Internships are integral to the assimilation process in many industries, and interns have been part of the fabric of the recording studio business for decades. As music recording became a viable career choice in the 1970s, aspiring engineers would gladly toil for hours and days on end for little more than the experience and the chance to be part of the creation of music, with the understanding that after they soaked up enough knowledge they would get a chance at proper employment there. As music production became increasingly complex in the 1980s and '90s, with a recording industry still blithely unaware of the term 'downloading', the need for intern help grew, to increase the depth of the technical talent pool. That was complemented nicely by the proliferation of audio academies, whose students were eager to fill those unpaid positions as part of their education and as a chance to get a foot in the door.

0There has always been some grumbling about the exploitation of interns at recording studios. But while records were selling, new studios being built and opportunities seemingly being minted on a regular basis, most dissent was drowned out by ever-more tracks of guitars and drums.

Then came 2001, the year that the record industry hit a reversal of fortune that it has yet to recover from. The number and scale of conventional studios — the commercial facilities that are the main portal for interns — dwindled, while personal studios proliferated, but they tended to be smaller and had less use for interns. It's a classic supply-and-demand scenario: more potential interns than ever vying for a declining number of slots. Like the fashion-school undergraduates described in The Devil Wears Prada, is the studio business being set up for possibly wider abuses of free labour followed by a greater potential for litigation?

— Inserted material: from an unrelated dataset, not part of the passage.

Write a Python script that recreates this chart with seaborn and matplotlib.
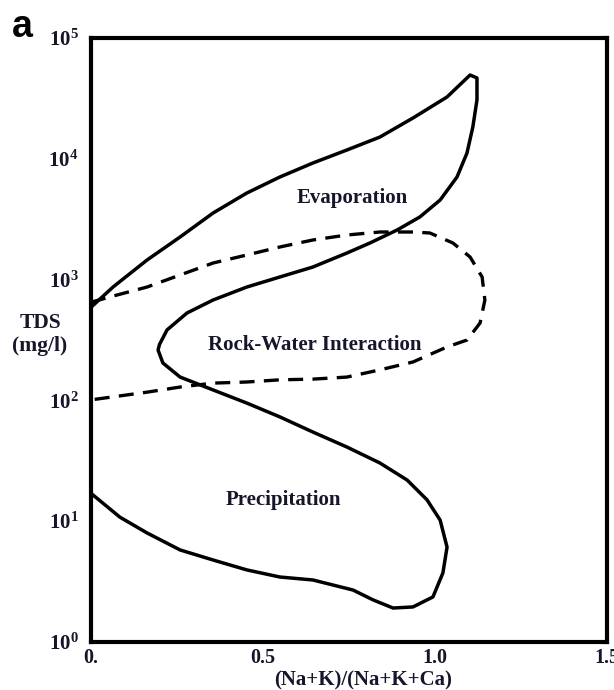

That's not as speculative a question as it might seem. The same law firm that took the fashion-mag intern's case, Outten & Golden, last September filed a lawsuit against Fox Searchlight Pictures, accusing them of violating wage laws by using unpaid interns to work on Black Swan and other films. (Fox have denied any wrongdoing and have essentially blamed it on the production company.) The connection to the entertainment industry is clear.

Historically, studios have largely respected the boundaries of intern propriety, but abuse is not unheard of. As one long-time large-facility owner in New York told me, "There are those people who do it, but then, they're the same ones who've always done it.” I checked with SPARS, the Society of Professional Audio Recording Services, and that organisation has no guidelines in place on the subject. All there is, really, is US law, which requires that unpaid internships must serve primarily as educational training experiences; that an unpaid intern cannot replace an existing employee; and that the employer cannot profit directly from the work of the intern. The audio schools, the single largest conduit for interns nationally, do take steps to vet internship environments. SAE, for example, sends out a questionnaire that asks prospective intern users to list the types of training that interns will be exposed to, and includes the six criteria developed by the US Department of Labor for differentiating between an employee entitled to wages and a trainee who may be unpaid. However, while the questionnaire stipulates that interns may not spend more than 50 percent of their time working (the rest, putatively, must be spent learning), it doesn't limit the number of hours a student can be asked to be on site. This underscores the fact that once an intern is removed from the supervision of a school or training facility, there's little that educators can do other than monitor progress via periodic reports. And if there is abuse of an intern's labour, they might be reluctant to complain. After all, there are dozens who would take the position if he or she doesn't want it. Worse, the overall employment picture in the US remains pretty grim, and even an unpaid position that holds out a glimmer of hope for future employment can be tolerated now more than it once might have been.

This is an industry that's been pretty good at policing itself in this regard over the last few decades. It's not easy to quantify an exact quid pro quo when working 24 hours straight with fantastic musicians and talented engineers. Benefit, like beauty, is in the eye of the beholder. What puts the issue front and centre are the recent internship lawsuits. While liability in these kinds of cases is murky at best, defending yourself in litigation-happy America can be costly. And if any schools are turning out more graduates than the audio academies are, it's law schools, about a quarter of whose recent graduates are now working as temps. There is nothing more dangerous than a bored lawyer, so beware.